In general, wetlands aren’t faring well. Half of the wetlands in the Lower 48 have disappeared since the 1780s, and, over the past decade, the rate of wetland loss has doubled, according to the Fish and Wildlife Service’s most recent National Wetlands Inventory. Roughly half of the wetlands in the Mountain West are in poor condition. Though there are thought to be fewer wetlands in the arid West than on the East Coast, “that does not mean that those wetlands are less important,” says Megan Lang, the inventory’s chief scientist. “In fact, it might mean that those wetlands are more important, because there are fewer of them.”

The two main drivers of wetland loss in the West, Lang says, are drought and cattle grazing. Climate change, which is expected to increase aridity in the West, could dry up huge portions of the region’s remaining wetlands by 2050. And when wetlands are destroyed, their carbon is often released into the atmosphere, further worsening global warming.

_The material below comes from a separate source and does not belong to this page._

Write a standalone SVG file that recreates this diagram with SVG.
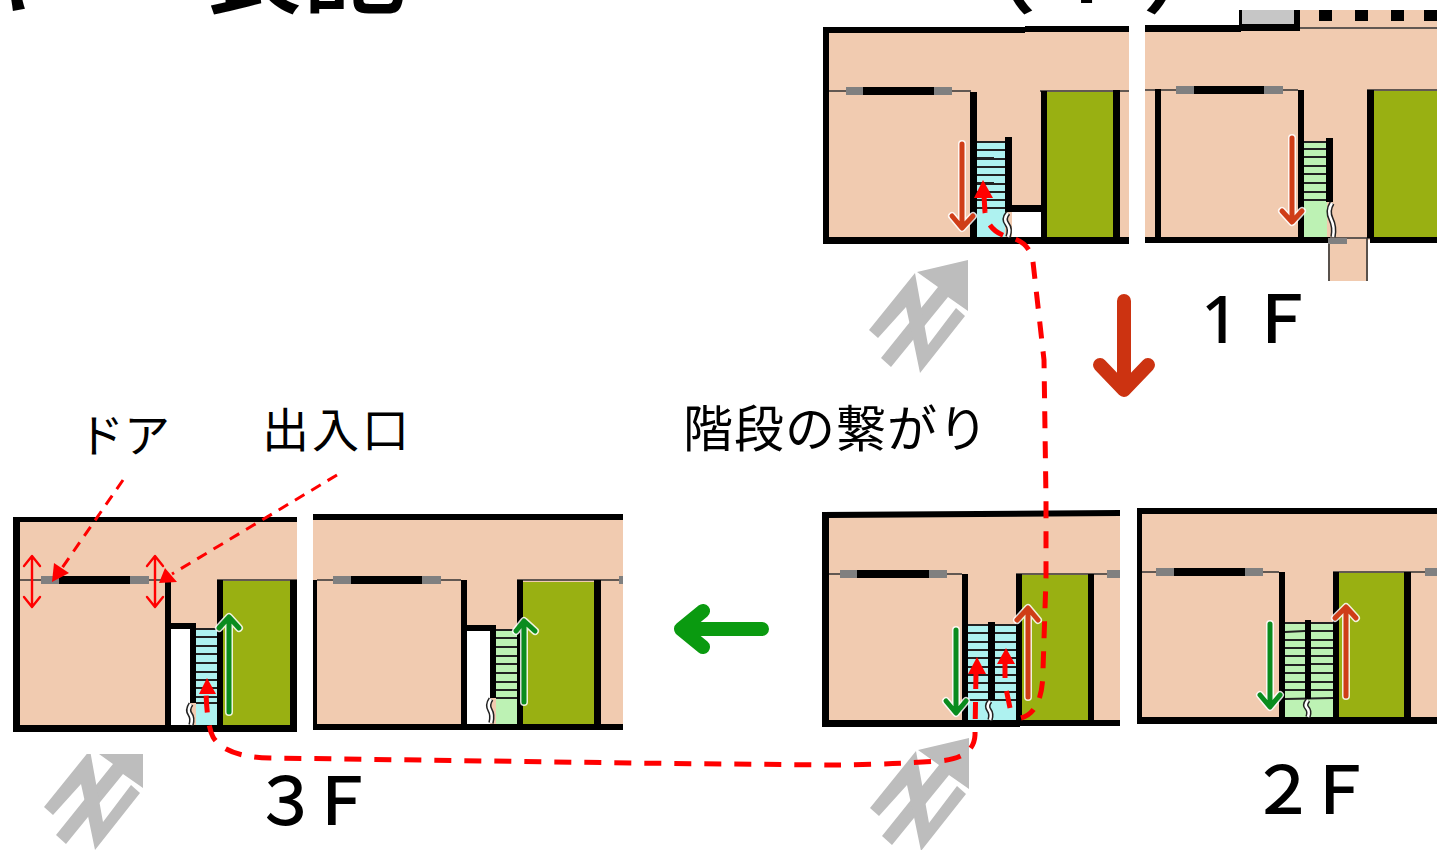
<svg xmlns="http://www.w3.org/2000/svg" width="1437" height="850" viewBox="0 0 1437 850">
<style>
.room{fill:#f1cbb0}.green{fill:#99b012}.cy{fill:#aef2f0}.lg{fill:#bdf2b4}.white{fill:#fff}.gray{fill:#808080}.k{fill:#000}
.thin{stroke:#333;stroke-width:1.6;fill:none}
.step{stroke:#222;stroke-width:2.2;fill:none}
.zk{stroke:#222;stroke-width:5.5;fill:none}.zw{stroke:#fff;stroke-width:2.5;fill:none}
.halo{fill:none;stroke:#fff;stroke-width:8;stroke-linecap:round;stroke-linejoin:round;stroke-opacity:.85}
.brown{fill:none;stroke:#cf3d17;stroke-width:5;stroke-linecap:round;stroke-linejoin:round}
.grn{fill:none;stroke:#0a8c1e;stroke-width:5;stroke-linecap:round;stroke-linejoin:round}
.dash{fill:none;stroke:#f00;stroke-width:5;stroke-dasharray:17 13}
.solid{fill:none;stroke:#f00;stroke-width:5}
.lead{fill:none;stroke:#f00;stroke-width:3;stroke-dasharray:11 8}
.dbl{fill:none;stroke:#f00;stroke-width:2.4;stroke-linecap:round;stroke-linejoin:round}
.rh{fill:#f00}
.t{font-family:"Noto Sans CJK JP","Noto Sans",sans-serif;fill:#000}
.fl{font-weight:500;font-size:66px}
</style>
<defs>
<g id="compass" fill="#bdbdbd">
<polygon points="0,0 -51,12 -30,27 -87,98 -77,107 -20,37 0,51"/>
<polygon points="-99,70 -53,13 -40,85 -12,48 -3,56 -48,113 -55,79 -62,47 -90,78"/>
</g>
<clipPath id="c3"><rect x="0" y="754" width="300" height="96"/></clipPath>
</defs>

<g id="title" class="t" font-size="105" font-weight="500">
<text x="-42" y="5">キ</text>
<text x="197" y="5">表記</text>
<text x="932" y="4">（</text>
<text x="1053" y="3" style="font-family:'Noto Sans',sans-serif">1</text>
<text x="1142" y="4">）</text>
</g>

<g id="floor-1f-left">
<rect class="room" x="826" y="30" width="303" height="210"/>
<rect class="green" x="1047" y="92" width="66" height="146"/>
<rect class="cy" x="977" y="141" width="28" height="97"/>
<rect class="white" x="1012" y="212" width="29" height="26"/>
<path class="step" d="M977 142H1005M977 150H1005M977 158H994M977 159H1005M977 167H1005M977 175H1005M977 183H994M977 184H1005M977 192H1005M977 200H1005M977 208H1005"/>
<path class="k" d="M823 27H1025V26H1129V32H1025V33H829V237H1129V244H823Z"/>
<path class="thin" d="M829 91H971M1040 91H1129"/>
<rect class="k" x="863" y="87" width="71" height="8"/>
<rect class="gray" x="846" y="87" width="17" height="8"/><rect class="gray" x="934" y="87" width="18" height="8"/>
<rect class="k" x="970" y="92" width="7" height="146"/>
<rect class="k" x="1005" y="137" width="7" height="70"/>
<rect class="k" x="1005" y="205" width="42" height="7"/>
<rect class="k" x="1041" y="91" width="6" height="147"/>
<rect class="k" x="1113" y="90" width="7" height="148"/>
<path class="zk" d="M1008 213q-5 6-1 11t1 13"/><path class="zw" d="M1008 213q-5 6-1 11t1 13"/>
</g>

<g id="floor-1f-right">
<rect class="room" x="1145" y="30" width="292" height="210"/>
<rect class="room" x="1300" y="10" width="137" height="20"/>
<rect x="1241" y="10" width="54" height="15" fill="#c6c6c6"/>
<rect class="green" x="1374" y="91" width="63" height="146"/>
<rect class="lg" x="1304" y="141" width="23" height="96"/>
<rect class="room" x="1328" y="240" width="40" height="41"/>
<path class="step" d="M1304 142H1326M1304 149H1326M1304 157H1326M1304 166H1326M1304 174H1326M1304 183H1326M1304 192H1326M1304 200H1326"/>
<path class="k" d="M1145 25H1241V32H1145Z"/>
<path class="k" d="M1239 10H1242V24H1294V10H1300V31H1239Z"/>
<path class="k" d="M1319 10h13v11h-13zM1355 10h13v11h-13zM1391 10h13v11h-13zM1424 10h13v11h-13z"/>
<path class="thin" d="M1300 28H1437M1145 90H1298M1367 90H1437M1329 240V281M1367 238V281M1329 238H1370"/>
<rect class="k" x="1155" y="89" width="6" height="149"/>
<rect class="k" x="1194" y="86" width="70" height="8"/>
<rect class="gray" x="1176" y="86" width="18" height="8"/><rect class="gray" x="1264" y="86" width="19" height="8"/>
<rect class="k" x="1298" y="90" width="6" height="148"/>
<rect class="k" x="1326" y="138" width="7" height="64"/>
<rect class="k" x="1367" y="90" width="7" height="148"/>
<path class="k" d="M1145 237H1330V243H1145ZM1370 237H1437V243H1370Z"/>
<path class="zk" d="M1332 203q-5 8-1 16t2 18"/><path class="zw" d="M1332 203q-5 8-1 16t2 18"/>
<rect class="gray" x="1328" y="238" width="19" height="6"/>
</g>

<g id="floor-2f-left">
<rect class="room" x="826" y="515" width="294" height="207"/>
<rect class="green" x="1022" y="575" width="66" height="145"/>
<rect class="cy" x="968" y="624" width="48" height="96"/>
<path class="step" d="M968 625H1016M968 633H1016M968 642H1016M968 650H1016M968 658H1016M968 667H1016M968 675H1016M968 683H1016M968 692H1016M968 700H1016"/>
<path class="k" d="M822 512L1120 510V516L829 518V720H1120V726H1020V727H822Z"/>
<path class="thin" d="M829 574H962M1016 574H1120"/>
<rect class="k" x="857" y="570" width="72" height="8"/>
<rect class="gray" x="840" y="570" width="17" height="8"/><rect class="gray" x="929" y="570" width="18" height="8"/><rect class="gray" x="1107" y="570" width="13" height="8"/>
<rect class="k" x="962" y="574" width="6" height="147"/>
<rect class="k" x="988" y="622" width="7" height="78"/>
<rect class="k" x="1016" y="574" width="6" height="147"/>
<rect class="k" x="1088" y="574" width="6" height="147"/>
<path class="zk" d="M990 701q-4 5-1 9t1 10"/><path class="zw" d="M990 701q-4 5-1 9t1 10"/>
</g>

<g id="floor-2f-right">
<rect class="room" x="1140" y="512" width="297" height="207"/>
<rect class="green" x="1339" y="573" width="65" height="145"/>
<rect class="lg" x="1285" y="622" width="48" height="96"/>
<path class="step" d="M1285 623H1333M1285 632L1305 631M1311 631H1333M1285 640H1333M1285 648H1333M1285 656H1333M1285 665H1305M1311 664H1333M1285 673H1333M1285 682H1333M1285 690H1333M1285 699L1333 698"/>
<path class="k" d="M1137 508H1437V514H1142V717H1437V724H1137Z"/>
<path class="thin" d="M1142 572H1279M1333 572H1437"/>
<rect class="k" x="1174" y="568" width="71" height="8"/>
<rect class="gray" x="1156" y="568" width="18" height="8"/><rect class="gray" x="1245" y="568" width="18" height="8"/><rect class="gray" x="1425" y="568" width="12" height="8"/>
<rect class="k" x="1279" y="572" width="6" height="146"/>
<rect class="k" x="1305" y="620" width="6" height="79"/>
<rect class="k" x="1333" y="572" width="6" height="146"/>
<rect class="k" x="1404" y="572" width="7" height="146"/>
<path class="zk" d="M1308 700q-4 5-1 8t1 9"/><path class="zw" d="M1308 700q-4 5-1 8t1 9"/>
</g>

<g id="floor-3f-left">
<rect class="room" x="16" y="520" width="281" height="208"/>
<rect class="green" x="223" y="581" width="67" height="145"/>
<rect class="white" x="171" y="629" width="19" height="97"/>
<rect class="cy" x="196" y="628" width="21" height="98"/>
<path class="step" d="M196 629H217M196 637H217M196 646H217M196 654H217M196 663H217M196 672H217M196 680H217M196 688H217M196 697H217M196 703H217"/>
<path class="k" d="M13 517H297V522H20V725H297V732H13Z"/>
<path class="thin" d="M20 580H165M217 580H297"/>
<rect class="k" x="59" y="576" width="71" height="8"/>
<rect class="gray" x="41" y="576" width="18" height="8"/><rect class="gray" x="130" y="576" width="19" height="8"/>
<rect class="k" x="165" y="580" width="6" height="146"/>
<rect class="k" x="165" y="623" width="31" height="6"/>
<rect class="k" x="190" y="623" width="6" height="80"/>
<rect class="k" x="217" y="580" width="6" height="146"/>
<rect class="k" x="290" y="580" width="7" height="146"/>
<path class="zk" d="M191 704q-4 6-1 10t1 11"/><path class="zw" d="M191 704q-4 6-1 10t1 11"/>
</g>

<g id="floor-3f-right">
<rect class="room" x="313" y="517" width="310" height="208"/>
<rect class="green" x="523" y="582" width="71" height="142"/>
<rect class="white" x="467" y="631" width="23" height="93"/>
<rect class="lg" x="496" y="629" width="21" height="95"/>
<path class="step" d="M496 630H517M496 638H517M496 647H517M496 656H517M496 664H517M496 673H517M496 682H517M496 690H517M496 698H517"/>
<path class="k" d="M313 514H623V520H313ZM313 724H623V730H313Z"/>
<rect class="k" x="313" y="580" width="4" height="144"/>
<path class="thin" d="M317 580H461M517 580H623"/>
<rect class="k" x="351" y="576" width="71" height="8"/>
<rect class="gray" x="333" y="576" width="18" height="8"/><rect class="gray" x="422" y="576" width="19" height="8"/><rect class="gray" x="619" y="576" width="4" height="8"/>
<rect class="k" x="461" y="580" width="6" height="145"/>
<rect class="k" x="461" y="625" width="35" height="6"/>
<rect class="k" x="490" y="625" width="6" height="73"/>
<rect class="k" x="517" y="580" width="6" height="145"/>
<rect class="k" x="594" y="580" width="7" height="145"/>
<path class="zk" d="M491 699q-4 6-1 11t1 13"/><path class="zw" d="M491 699q-4 6-1 11t1 13"/>
</g>

<g id="compass-1f"><use href="#compass" x="968" y="260"/></g>
<g id="compass-2f"><use href="#compass" x="969" y="738"/></g>
<g id="compass-3f" clip-path="url(#c3)"><use href="#compass" x="143" y="737"/></g>

<g id="connectors">
<g id="flow-brown">
<path class="halo" d="M962 144V227M952 216L962 228L973 216"/><path class="brown" d="M962 144V227M952 216L962 228L973 216"/>
<path class="halo" d="M1292 138V221M1282 211L1292 222L1302 211"/><path class="brown" d="M1292 138V221M1282 211L1292 222L1302 211"/>
<path class="halo" d="M1028 697V609M1017 620L1028 608L1038 620"/><path class="brown" d="M1028 697V609M1017 620L1028 608L1038 620"/>
<path class="halo" d="M1346 696V608M1335 618L1346 607L1356 618"/><path class="brown" d="M1346 696V608M1335 618L1346 607L1356 618"/>
</g>
<g id="flow-green">
<path class="halo" d="M956 630V712M946 701L956 713L966 701"/><path class="grn" d="M956 630V712M946 701L956 713L966 701"/>
<path class="halo" d="M1270 624V706M1260 695L1270 707L1280 695"/><path class="grn" d="M1270 624V706M1260 695L1270 707L1280 695"/>
<path class="halo" d="M229 712V618M219 628L229 617L239 628"/><path class="grn" d="M229 712V618M219 628L229 617L239 628"/>
<path class="halo" d="M524 702V622M516 631L524 621L535 631"/><path class="grn" d="M524 702V622M516 631L524 621L535 631"/>
</g>
<path id="big-down" d="M1124 301V388M1100 365L1124 390L1148 365" fill="none" stroke="#cc3311" stroke-width="14" stroke-linecap="round" stroke-linejoin="round"/>
<path id="big-left" d="M762 629H685M703 611L681 629L703 647" fill="none" stroke="#0a9a10" stroke-width="14" stroke-linecap="round" stroke-linejoin="round"/>
<g id="route">
<path class="dash" d="M984 196L985 212Q988 233 1012 238Q1030 243 1033 262L1044 360L1046 500V578L1043 670Q1043 712 1021 718"/>
<path class="solid" d="M1005 662V678M1006.500 691L1010 708"/>
<path class="dash" d="M976 672L975 735Q974 758 940 761Q880 765 826 765L630 763L270 758Q225 757 213 737Q207 725 206 692"/>
<polygon class="rh" points="983,180 974,198 993,198"/>
<polygon class="rh" points="977,657 968,674 986,674"/>
<polygon class="rh" points="1006,648 997,664 1015,664"/>
<polygon class="rh" points="207,678 199,694 216,694"/>
</g>
<g id="leaders">
<path class="lead" d="M123 480L62 568"/>
<polygon class="rh" points="52,582 54,563 69,573"/>
<path class="lead" d="M337 475L172 574"/>
<polygon class="rh" points="159,583 165,568 177,582"/>
<path class="dbl" d="M32 557V606M24 566L32 556L40 566M24 597L32 607L40 597"/>
<path class="dbl" d="M155 557V606M147 566L155 556L163 566M147 597L155 607L163 597"/>
</g>
</g>

<g id="labels" class="t">
<text x="78" y="452" font-size="46">ドア</text>
<text x="262" y="447" font-size="47" letter-spacing="3">出入口</text>
<text x="683" y="447" font-size="50" letter-spacing="1">階段の繋がり</text>
<text class="fl" y="343"><tspan x="1201" style="font-family:'Noto Sans',sans-serif">1</tspan><tspan x="1249">Ｆ</tspan></text>
<text class="fl" x="1250 1307" y="814">２Ｆ</text>
<text class="fl" x="253 309" y="825">３Ｆ</text>
</g>
</svg>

Last year’s U.S. Supreme Court decision in Sackett v. Environmental Protection Agency changed the federal definition of a wetland under the Clean Water Act, disqualifying thousands of miles of ephemeral streams and millions of acres of wetlands—including those along the Hoh River—from protection under that law. Some federal and state initiatives are attempting to compensate: Late last month, President Joe Biden announced a goal to protect 8 million acres of wetlands over the next six years. And earlier this month, Colorado became the first state to pass legislation protecting the wetlands excluded by last year’s Supreme Court decision.

Lang emphasizes that it’s crucial to map, measure, and conserve the wetlands we still have: “If we’re going to maintain resilience to climate change, if we are going to have clean water for the future, if we’re going to keep feeding our families, if we are going to be safe from flooding, we are going to need to do better in terms of wetland conservation.”